(Entries with chart source code)
________________________________________

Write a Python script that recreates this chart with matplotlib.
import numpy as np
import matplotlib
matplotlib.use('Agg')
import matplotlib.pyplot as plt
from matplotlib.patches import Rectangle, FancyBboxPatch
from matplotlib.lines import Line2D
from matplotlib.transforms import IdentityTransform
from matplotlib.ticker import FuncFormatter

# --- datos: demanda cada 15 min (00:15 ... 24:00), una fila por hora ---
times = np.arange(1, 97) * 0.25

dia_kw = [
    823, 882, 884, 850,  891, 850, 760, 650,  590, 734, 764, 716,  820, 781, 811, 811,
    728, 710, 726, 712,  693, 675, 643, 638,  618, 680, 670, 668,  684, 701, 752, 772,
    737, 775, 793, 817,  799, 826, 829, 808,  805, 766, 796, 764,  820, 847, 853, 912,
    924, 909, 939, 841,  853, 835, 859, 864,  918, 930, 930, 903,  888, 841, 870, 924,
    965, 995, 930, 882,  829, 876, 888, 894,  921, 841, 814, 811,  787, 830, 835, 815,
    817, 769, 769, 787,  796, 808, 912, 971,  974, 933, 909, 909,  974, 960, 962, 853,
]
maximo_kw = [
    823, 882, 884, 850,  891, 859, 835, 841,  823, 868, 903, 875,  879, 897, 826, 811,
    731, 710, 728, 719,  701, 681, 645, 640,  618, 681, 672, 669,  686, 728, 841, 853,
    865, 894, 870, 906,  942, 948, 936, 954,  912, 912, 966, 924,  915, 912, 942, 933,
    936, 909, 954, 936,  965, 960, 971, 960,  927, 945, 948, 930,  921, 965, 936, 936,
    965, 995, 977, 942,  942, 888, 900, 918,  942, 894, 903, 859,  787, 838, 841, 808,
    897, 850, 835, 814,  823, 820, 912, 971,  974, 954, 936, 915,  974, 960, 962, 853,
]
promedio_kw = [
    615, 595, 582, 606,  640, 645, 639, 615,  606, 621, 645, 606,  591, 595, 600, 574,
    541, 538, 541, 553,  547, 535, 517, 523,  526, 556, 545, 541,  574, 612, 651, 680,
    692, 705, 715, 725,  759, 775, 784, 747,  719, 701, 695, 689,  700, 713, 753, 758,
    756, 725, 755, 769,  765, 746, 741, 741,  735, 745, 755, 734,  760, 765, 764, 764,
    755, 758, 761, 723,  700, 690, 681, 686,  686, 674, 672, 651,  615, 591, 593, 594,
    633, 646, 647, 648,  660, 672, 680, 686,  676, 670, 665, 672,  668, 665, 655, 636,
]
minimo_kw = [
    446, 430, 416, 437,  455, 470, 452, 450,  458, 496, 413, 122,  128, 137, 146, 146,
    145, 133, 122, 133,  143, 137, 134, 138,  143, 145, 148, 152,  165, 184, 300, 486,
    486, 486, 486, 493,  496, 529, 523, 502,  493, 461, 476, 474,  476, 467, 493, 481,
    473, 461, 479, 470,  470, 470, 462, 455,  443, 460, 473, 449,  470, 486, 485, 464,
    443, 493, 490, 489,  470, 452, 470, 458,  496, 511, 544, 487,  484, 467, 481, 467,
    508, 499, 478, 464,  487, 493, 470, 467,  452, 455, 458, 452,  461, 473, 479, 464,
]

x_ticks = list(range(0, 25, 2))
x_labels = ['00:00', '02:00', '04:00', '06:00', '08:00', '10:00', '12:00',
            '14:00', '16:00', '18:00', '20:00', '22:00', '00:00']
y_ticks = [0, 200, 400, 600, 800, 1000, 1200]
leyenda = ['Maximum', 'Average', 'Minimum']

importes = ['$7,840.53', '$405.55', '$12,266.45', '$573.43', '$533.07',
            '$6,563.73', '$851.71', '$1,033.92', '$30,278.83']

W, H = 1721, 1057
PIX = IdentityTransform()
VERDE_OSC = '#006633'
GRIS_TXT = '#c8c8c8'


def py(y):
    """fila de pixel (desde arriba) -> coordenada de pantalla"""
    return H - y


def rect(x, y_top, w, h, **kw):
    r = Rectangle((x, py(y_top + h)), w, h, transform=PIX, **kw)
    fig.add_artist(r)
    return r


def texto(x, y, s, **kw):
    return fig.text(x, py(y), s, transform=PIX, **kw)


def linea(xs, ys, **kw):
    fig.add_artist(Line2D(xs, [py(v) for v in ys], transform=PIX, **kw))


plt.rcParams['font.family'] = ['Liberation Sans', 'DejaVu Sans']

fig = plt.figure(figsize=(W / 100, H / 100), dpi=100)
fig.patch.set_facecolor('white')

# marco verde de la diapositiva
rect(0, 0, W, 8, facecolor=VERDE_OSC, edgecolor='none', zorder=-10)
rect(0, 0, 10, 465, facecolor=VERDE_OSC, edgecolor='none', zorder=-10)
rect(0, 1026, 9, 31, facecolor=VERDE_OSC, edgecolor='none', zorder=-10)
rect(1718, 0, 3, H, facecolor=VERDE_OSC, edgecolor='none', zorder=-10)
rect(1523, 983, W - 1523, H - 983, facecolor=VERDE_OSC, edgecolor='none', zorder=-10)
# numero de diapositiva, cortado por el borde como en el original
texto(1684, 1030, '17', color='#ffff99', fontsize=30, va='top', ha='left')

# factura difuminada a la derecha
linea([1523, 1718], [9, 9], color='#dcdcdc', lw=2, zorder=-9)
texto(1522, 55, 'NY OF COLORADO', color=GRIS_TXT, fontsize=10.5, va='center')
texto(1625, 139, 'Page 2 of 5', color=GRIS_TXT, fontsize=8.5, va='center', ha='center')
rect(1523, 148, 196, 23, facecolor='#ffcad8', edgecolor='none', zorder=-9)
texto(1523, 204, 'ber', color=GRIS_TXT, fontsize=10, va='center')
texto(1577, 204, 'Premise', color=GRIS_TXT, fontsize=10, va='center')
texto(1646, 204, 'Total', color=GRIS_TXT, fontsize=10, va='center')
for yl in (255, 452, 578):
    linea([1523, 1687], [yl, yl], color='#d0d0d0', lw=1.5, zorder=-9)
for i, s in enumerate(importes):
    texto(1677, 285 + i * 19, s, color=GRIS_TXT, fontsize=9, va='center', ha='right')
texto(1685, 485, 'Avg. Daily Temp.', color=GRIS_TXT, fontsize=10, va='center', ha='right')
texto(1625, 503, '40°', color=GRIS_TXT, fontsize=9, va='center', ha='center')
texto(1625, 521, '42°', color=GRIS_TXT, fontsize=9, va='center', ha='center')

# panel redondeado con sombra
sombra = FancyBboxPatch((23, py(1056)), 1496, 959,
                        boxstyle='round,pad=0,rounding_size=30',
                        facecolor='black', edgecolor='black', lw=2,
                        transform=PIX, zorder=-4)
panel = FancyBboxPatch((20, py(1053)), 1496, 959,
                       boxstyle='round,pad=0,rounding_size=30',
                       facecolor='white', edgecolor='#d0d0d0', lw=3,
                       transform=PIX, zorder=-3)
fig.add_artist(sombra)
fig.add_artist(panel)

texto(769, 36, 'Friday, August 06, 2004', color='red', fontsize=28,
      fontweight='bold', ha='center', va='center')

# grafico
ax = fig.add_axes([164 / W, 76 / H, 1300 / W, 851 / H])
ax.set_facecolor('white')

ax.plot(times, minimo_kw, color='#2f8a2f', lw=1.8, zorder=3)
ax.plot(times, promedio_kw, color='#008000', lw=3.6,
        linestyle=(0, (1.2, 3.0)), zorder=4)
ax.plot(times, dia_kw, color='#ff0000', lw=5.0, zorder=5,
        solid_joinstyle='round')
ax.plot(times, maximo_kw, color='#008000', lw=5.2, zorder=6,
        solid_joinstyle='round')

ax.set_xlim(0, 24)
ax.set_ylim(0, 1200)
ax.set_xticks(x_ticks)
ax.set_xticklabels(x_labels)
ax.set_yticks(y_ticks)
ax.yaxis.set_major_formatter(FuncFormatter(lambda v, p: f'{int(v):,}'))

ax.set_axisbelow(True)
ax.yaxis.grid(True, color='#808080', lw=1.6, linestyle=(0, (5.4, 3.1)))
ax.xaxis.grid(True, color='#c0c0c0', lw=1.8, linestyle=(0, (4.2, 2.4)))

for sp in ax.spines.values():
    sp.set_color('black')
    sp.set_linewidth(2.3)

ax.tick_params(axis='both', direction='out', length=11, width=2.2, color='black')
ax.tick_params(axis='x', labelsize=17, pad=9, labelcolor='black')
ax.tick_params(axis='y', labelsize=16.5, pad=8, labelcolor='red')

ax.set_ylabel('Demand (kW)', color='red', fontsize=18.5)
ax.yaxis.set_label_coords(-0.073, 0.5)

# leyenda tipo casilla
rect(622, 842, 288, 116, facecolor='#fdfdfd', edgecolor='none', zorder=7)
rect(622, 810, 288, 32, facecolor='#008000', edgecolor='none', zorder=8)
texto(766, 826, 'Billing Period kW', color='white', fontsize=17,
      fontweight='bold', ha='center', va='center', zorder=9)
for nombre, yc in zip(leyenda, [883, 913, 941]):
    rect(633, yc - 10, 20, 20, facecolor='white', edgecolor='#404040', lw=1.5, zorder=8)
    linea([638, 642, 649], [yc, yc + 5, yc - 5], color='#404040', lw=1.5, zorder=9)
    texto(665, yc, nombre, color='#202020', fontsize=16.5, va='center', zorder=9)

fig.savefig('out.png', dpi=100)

________________________________________

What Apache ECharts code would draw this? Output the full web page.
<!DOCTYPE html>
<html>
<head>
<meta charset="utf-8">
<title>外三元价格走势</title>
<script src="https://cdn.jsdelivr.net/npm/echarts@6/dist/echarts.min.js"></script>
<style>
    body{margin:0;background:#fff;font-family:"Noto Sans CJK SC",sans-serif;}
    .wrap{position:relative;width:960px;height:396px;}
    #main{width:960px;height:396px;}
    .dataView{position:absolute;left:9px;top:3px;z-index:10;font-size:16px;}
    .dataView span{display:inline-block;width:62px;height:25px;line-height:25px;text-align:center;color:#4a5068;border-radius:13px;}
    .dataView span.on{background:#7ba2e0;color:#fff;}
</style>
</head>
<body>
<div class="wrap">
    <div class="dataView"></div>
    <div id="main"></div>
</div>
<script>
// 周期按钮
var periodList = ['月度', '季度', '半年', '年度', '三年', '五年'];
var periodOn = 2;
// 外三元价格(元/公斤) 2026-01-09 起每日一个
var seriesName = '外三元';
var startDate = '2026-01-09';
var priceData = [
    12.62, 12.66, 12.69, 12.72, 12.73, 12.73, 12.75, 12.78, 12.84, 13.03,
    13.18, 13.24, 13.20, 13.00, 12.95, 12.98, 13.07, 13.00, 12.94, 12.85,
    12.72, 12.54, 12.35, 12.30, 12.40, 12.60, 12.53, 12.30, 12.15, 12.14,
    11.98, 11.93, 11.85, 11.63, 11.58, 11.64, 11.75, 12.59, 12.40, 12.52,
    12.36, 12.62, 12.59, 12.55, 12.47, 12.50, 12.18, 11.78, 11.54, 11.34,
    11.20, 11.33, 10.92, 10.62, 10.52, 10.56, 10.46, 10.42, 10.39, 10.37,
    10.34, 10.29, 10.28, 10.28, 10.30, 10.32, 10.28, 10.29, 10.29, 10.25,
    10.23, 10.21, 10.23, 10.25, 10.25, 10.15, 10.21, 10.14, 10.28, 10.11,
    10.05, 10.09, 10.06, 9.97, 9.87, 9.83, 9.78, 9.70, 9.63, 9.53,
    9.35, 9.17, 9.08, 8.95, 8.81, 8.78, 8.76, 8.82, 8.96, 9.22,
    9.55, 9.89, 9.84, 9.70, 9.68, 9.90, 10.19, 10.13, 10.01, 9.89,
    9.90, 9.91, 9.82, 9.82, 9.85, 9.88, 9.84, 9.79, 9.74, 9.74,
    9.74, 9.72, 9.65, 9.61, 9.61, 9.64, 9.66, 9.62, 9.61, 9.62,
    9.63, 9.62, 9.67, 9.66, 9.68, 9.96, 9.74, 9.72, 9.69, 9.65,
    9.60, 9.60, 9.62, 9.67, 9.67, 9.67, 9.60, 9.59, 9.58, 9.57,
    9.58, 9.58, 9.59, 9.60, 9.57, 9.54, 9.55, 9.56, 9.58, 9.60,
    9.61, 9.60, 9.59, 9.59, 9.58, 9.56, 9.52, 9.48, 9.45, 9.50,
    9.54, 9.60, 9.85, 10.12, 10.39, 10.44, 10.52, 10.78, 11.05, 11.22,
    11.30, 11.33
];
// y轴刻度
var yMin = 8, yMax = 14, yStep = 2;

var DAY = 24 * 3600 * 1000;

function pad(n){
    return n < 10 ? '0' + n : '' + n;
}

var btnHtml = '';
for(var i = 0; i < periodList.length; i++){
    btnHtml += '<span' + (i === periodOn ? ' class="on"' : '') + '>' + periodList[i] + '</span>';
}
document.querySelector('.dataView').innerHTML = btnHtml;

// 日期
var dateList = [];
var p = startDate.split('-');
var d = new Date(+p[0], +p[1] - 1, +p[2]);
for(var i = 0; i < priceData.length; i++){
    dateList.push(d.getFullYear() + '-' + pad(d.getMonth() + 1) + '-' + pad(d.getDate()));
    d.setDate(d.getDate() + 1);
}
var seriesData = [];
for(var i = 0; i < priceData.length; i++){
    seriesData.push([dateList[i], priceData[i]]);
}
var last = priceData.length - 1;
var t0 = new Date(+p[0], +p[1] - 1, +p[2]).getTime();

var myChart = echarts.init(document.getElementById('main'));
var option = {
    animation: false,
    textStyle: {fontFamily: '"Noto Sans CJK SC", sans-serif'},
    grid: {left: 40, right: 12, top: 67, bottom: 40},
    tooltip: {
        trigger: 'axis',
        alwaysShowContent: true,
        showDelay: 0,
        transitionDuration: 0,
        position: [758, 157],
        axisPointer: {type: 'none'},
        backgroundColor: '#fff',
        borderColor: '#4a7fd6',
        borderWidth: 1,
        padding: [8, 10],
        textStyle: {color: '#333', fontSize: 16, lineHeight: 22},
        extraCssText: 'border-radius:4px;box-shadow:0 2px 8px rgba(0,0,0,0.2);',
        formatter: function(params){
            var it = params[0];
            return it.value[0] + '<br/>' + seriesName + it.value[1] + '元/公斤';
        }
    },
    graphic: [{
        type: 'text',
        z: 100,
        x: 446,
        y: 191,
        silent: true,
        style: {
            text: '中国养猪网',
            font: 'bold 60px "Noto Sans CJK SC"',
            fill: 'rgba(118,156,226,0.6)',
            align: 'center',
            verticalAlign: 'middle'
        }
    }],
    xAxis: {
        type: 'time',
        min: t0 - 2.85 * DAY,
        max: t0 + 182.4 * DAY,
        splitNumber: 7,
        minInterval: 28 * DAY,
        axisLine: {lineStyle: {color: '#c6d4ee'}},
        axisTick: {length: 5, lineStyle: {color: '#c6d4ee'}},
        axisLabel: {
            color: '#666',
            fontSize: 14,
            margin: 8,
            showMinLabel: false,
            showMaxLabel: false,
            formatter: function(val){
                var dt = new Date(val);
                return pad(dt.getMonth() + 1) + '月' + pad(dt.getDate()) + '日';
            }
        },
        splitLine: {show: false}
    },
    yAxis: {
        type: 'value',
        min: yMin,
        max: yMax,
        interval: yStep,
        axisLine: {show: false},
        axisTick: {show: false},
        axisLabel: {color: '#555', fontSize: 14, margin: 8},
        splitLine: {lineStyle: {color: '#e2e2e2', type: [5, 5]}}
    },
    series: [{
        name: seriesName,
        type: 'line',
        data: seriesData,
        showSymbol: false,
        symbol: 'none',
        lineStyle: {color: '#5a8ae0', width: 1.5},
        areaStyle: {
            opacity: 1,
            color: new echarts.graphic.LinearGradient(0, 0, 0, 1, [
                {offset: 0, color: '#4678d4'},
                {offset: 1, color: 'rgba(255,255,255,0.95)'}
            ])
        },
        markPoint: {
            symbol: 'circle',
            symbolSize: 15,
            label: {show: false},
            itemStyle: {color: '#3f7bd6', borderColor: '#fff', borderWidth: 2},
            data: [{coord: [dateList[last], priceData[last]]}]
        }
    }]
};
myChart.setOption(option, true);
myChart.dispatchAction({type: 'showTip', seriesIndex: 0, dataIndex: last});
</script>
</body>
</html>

________________________________________

Retype exactly, and only, the lines from the one containing "Write a Python" through the one containing "times = np.arange(1, 97) * 0.25", both included.

→ Written solution:
Write a Python script that recreates this chart with matplotlib.
import numpy as np
import matplotlib
matplotlib.use('Agg')
import matplotlib.pyplot as plt
from matplotlib.patches import Rectangle, FancyBboxPatch
from matplotlib.lines import Line2D
from matplotlib.transforms import IdentityTransform
from matplotlib.ticker import FuncFormatter

# --- datos: demanda cada 15 min (00:15 ... 24:00), una fila por hora ---
times = np.arange(1, 97) * 0.25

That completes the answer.